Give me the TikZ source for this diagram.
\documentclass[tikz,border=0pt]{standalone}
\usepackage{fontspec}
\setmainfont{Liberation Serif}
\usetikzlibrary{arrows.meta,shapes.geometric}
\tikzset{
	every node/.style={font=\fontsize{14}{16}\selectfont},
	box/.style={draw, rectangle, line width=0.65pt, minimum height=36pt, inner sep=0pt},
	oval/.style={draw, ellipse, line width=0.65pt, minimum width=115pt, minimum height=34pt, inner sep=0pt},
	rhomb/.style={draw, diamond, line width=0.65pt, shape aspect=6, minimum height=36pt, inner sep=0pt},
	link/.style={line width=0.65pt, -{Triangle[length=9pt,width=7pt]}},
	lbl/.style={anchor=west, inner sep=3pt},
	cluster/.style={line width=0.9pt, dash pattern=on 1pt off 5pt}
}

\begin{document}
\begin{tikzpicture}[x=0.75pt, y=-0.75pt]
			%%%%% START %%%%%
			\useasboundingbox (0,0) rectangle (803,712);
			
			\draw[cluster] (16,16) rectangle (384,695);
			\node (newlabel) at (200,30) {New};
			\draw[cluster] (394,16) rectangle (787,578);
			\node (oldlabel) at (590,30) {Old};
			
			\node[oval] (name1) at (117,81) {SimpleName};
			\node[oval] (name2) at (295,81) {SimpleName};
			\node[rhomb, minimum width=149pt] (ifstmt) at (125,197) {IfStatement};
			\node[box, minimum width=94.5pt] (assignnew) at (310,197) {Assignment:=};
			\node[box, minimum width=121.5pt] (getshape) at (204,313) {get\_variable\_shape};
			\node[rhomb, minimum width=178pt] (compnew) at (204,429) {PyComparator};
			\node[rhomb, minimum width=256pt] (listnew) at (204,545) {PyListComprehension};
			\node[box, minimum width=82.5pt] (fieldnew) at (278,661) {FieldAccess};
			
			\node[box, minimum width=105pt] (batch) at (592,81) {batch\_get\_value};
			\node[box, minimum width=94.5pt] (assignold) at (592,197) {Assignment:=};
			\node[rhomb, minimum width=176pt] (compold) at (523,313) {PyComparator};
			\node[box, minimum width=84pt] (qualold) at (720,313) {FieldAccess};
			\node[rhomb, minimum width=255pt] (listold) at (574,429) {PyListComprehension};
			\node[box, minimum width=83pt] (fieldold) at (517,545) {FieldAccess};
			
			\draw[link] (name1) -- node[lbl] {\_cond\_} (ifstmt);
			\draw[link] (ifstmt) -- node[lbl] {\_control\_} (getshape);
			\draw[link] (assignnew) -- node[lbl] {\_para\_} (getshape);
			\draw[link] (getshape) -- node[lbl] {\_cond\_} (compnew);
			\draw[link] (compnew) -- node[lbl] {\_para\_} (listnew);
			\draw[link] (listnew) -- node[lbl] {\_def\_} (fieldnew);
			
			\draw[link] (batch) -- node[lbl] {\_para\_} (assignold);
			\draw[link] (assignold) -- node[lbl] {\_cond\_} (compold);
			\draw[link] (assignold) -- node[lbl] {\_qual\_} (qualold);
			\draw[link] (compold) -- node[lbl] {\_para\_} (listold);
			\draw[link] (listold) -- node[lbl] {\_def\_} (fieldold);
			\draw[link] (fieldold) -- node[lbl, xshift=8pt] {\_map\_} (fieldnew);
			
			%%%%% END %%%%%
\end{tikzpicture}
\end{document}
▬▬▬▬▬▬
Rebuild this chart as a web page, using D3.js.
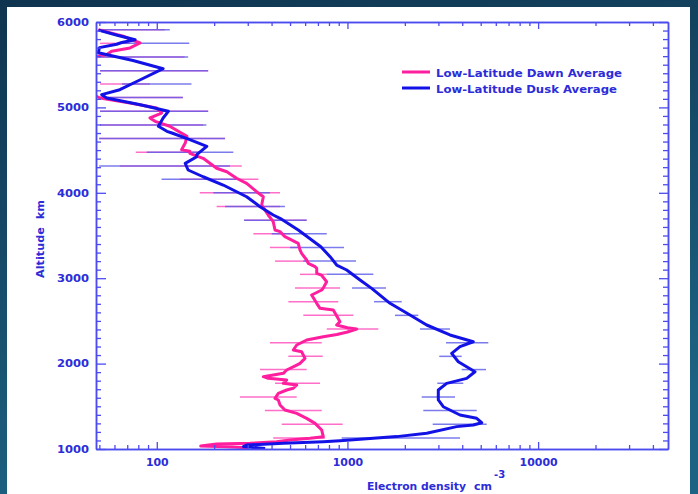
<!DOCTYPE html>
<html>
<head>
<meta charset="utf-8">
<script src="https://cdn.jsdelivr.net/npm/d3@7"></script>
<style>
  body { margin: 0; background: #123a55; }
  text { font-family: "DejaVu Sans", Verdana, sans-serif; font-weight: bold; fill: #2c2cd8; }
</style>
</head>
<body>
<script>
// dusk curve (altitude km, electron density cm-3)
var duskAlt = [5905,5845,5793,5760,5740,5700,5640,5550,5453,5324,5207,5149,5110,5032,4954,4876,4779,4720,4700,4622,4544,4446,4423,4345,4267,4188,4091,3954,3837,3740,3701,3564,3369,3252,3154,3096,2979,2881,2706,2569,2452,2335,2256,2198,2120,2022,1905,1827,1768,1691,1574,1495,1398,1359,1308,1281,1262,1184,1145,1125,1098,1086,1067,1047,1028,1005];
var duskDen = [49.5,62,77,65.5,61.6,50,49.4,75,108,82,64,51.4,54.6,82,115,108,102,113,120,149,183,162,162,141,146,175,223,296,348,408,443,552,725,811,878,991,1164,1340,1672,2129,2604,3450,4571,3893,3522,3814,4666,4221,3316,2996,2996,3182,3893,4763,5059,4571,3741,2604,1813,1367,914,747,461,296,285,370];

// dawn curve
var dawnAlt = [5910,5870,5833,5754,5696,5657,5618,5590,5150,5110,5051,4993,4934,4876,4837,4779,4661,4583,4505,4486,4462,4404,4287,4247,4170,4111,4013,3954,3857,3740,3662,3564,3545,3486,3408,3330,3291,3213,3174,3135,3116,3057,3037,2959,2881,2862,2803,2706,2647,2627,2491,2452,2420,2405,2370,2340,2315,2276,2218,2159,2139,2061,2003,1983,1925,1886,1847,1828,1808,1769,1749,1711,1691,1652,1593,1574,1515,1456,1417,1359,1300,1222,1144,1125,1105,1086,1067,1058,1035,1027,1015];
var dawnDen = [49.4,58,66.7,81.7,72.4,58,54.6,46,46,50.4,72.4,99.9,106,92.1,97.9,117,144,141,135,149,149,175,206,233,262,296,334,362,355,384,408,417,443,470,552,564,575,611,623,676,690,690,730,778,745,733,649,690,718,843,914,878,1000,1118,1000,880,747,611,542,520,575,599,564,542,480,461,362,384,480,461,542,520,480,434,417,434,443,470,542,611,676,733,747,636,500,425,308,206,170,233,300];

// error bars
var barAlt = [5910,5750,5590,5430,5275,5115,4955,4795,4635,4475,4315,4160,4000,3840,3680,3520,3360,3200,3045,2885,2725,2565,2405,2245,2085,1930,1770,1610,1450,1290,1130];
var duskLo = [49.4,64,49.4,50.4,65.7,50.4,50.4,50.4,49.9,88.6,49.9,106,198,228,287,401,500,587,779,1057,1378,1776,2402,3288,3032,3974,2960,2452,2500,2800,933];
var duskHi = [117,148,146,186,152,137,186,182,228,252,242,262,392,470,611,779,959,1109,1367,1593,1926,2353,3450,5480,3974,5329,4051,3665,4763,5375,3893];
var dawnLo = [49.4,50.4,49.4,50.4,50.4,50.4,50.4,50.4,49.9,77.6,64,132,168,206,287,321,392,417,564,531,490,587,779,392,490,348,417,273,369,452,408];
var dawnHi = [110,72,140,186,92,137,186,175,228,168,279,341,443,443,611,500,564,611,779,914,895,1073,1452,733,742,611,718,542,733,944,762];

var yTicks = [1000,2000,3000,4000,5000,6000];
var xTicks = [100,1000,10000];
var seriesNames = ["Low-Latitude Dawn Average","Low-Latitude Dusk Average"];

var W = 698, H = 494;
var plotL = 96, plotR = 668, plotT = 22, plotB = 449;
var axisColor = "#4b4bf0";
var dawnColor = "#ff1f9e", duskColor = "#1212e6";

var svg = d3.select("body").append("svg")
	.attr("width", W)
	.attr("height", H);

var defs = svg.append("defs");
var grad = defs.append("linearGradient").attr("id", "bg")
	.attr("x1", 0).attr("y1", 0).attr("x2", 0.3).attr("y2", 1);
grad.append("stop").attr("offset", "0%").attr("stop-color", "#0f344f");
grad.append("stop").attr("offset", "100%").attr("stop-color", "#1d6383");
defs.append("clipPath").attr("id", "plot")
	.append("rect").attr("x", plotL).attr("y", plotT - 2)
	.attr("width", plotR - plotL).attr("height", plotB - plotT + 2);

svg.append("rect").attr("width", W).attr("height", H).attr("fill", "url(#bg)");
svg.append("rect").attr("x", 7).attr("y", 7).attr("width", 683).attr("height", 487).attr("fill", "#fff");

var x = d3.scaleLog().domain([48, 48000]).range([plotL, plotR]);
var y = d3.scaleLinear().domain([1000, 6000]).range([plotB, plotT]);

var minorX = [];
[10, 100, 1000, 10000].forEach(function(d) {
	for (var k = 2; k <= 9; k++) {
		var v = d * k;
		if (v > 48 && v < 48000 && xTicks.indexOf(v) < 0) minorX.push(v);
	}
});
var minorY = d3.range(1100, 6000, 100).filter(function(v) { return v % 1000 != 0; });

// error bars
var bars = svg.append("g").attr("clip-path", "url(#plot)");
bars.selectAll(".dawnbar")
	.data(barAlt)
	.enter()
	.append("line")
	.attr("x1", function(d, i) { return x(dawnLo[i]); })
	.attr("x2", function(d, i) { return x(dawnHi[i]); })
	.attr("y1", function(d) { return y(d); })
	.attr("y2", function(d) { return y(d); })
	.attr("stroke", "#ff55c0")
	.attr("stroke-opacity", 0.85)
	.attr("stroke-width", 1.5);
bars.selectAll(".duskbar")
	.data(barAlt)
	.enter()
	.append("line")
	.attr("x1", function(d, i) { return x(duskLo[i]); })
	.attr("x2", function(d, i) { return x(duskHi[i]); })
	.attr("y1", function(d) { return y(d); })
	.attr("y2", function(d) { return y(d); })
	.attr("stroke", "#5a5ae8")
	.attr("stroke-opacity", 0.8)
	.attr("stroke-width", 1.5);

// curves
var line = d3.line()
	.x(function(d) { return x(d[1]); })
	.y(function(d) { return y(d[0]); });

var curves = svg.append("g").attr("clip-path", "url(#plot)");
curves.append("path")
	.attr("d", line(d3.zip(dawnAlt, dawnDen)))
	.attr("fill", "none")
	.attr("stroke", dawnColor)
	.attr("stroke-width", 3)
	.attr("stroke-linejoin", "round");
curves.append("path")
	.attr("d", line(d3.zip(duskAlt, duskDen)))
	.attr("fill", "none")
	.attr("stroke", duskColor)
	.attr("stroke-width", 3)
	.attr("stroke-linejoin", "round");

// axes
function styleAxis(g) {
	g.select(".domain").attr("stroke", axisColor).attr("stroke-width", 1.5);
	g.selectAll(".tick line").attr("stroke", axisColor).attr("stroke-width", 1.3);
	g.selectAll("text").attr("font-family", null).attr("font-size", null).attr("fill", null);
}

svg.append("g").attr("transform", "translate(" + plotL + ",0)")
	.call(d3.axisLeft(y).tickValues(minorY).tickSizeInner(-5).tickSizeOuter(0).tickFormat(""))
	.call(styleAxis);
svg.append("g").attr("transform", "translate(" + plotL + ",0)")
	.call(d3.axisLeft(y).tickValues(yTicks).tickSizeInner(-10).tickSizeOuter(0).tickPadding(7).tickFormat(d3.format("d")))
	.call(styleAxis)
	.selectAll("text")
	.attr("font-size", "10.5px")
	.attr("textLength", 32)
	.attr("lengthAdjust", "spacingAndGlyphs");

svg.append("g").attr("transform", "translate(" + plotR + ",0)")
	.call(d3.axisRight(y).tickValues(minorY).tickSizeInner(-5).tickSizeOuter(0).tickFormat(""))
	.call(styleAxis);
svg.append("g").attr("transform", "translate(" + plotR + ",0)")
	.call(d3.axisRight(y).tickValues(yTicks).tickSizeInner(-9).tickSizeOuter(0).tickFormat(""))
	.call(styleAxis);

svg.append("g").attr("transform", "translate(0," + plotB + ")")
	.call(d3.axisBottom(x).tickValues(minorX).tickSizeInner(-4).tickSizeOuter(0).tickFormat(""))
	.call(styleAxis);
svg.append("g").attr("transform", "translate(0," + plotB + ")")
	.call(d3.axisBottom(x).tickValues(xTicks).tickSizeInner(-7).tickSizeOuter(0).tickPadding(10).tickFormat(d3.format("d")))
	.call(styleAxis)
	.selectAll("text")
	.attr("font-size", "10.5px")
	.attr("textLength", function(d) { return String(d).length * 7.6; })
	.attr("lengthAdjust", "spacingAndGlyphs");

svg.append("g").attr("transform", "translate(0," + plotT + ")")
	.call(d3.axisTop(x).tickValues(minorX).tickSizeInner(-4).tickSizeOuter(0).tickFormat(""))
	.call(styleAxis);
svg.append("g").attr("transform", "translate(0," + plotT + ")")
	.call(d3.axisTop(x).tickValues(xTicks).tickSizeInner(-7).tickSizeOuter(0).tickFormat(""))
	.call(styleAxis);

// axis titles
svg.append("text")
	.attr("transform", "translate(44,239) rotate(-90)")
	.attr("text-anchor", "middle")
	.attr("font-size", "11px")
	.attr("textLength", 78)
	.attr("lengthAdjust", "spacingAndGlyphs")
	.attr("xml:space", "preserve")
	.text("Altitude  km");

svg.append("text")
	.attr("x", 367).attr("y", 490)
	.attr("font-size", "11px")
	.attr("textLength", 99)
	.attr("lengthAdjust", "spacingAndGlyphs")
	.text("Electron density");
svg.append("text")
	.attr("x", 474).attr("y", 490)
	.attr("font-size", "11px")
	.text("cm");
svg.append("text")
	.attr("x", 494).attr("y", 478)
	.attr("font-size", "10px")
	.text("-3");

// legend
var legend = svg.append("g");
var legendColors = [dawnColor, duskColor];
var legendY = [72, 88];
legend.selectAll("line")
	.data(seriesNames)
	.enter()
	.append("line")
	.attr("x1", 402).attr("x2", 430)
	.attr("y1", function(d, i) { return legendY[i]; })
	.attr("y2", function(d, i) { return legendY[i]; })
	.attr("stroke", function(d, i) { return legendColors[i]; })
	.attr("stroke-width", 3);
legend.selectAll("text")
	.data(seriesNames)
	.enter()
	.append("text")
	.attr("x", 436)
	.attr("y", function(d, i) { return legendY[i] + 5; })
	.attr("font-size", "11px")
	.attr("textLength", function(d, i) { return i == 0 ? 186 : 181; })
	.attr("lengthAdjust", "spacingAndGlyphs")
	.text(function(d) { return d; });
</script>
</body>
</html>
▬▬▬▬▬▬
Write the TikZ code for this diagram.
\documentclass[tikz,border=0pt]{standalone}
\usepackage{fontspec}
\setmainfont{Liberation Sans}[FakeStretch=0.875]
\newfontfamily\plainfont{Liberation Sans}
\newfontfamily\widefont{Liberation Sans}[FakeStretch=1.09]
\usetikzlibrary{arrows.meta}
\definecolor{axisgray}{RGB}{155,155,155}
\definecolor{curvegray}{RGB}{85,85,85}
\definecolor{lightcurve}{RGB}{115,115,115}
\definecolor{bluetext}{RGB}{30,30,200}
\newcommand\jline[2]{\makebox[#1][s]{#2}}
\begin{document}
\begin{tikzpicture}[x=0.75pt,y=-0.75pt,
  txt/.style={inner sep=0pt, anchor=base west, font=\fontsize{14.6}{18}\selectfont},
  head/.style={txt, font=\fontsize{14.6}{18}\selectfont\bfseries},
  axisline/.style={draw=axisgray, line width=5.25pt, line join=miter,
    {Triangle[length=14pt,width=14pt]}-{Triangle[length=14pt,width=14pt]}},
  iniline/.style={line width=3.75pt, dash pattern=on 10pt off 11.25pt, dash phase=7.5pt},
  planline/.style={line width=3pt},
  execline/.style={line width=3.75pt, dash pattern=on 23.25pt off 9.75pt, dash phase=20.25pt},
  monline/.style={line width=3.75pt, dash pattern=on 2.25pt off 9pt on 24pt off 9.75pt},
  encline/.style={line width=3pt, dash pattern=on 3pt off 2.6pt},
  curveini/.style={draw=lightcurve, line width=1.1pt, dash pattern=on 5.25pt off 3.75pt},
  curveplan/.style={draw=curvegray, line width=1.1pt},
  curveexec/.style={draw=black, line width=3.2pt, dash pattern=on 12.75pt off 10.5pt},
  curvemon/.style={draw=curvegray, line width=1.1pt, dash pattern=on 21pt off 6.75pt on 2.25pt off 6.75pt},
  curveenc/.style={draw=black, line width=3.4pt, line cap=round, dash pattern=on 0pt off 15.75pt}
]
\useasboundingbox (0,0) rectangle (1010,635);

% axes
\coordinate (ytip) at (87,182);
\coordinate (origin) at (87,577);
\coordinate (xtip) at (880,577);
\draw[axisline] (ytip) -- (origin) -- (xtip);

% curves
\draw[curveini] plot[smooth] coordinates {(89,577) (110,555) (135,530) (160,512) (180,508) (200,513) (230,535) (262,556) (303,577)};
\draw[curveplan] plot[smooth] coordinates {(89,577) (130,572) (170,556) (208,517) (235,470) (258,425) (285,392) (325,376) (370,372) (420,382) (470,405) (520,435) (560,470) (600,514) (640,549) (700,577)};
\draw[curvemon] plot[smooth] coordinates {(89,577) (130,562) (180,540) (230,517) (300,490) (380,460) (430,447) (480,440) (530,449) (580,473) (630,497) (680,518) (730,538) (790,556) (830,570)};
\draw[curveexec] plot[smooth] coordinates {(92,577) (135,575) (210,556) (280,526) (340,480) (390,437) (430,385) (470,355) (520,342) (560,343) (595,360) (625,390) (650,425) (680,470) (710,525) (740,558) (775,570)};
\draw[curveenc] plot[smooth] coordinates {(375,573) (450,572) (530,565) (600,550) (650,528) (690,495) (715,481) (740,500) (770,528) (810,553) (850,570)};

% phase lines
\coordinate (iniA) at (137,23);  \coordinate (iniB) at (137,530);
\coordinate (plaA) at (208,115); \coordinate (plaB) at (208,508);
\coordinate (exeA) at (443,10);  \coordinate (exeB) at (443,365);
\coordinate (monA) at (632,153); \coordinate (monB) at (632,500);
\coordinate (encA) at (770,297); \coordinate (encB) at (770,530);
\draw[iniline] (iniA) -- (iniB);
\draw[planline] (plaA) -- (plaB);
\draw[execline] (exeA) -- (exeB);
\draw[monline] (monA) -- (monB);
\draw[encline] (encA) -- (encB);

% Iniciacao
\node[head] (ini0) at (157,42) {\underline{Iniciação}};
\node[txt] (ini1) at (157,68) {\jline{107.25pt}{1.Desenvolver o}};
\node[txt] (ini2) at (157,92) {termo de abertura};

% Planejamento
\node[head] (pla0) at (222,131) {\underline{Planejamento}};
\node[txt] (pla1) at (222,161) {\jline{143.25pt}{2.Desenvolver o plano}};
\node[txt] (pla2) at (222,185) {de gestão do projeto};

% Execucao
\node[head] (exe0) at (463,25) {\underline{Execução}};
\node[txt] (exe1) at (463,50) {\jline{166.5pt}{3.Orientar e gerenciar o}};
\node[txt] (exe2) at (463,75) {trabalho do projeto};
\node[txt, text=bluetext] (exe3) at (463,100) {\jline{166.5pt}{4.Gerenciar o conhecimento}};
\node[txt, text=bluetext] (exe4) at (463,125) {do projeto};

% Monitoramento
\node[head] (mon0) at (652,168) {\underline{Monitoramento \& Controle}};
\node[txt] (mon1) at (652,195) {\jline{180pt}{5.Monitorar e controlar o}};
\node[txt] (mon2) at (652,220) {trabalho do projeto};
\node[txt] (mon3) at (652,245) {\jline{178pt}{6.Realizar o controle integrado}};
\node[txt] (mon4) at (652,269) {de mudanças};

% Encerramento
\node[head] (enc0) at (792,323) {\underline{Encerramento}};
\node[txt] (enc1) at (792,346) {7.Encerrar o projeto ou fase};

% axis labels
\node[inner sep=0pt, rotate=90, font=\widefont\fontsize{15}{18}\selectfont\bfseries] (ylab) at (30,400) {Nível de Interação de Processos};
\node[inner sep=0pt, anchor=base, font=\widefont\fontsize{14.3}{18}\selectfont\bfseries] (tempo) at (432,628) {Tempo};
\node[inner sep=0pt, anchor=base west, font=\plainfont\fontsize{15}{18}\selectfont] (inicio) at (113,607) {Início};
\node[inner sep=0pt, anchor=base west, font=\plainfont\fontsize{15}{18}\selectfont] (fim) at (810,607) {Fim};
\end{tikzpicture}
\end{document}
▬▬▬▬▬▬
WRITTEN TASK:
Locate the word "this" in the records above, and return each line that has it.

RESULT BELOW:
Give me the TikZ source for this diagram.
Rebuild this chart as a web page, using D3.js.
Write the TikZ code for this diagram.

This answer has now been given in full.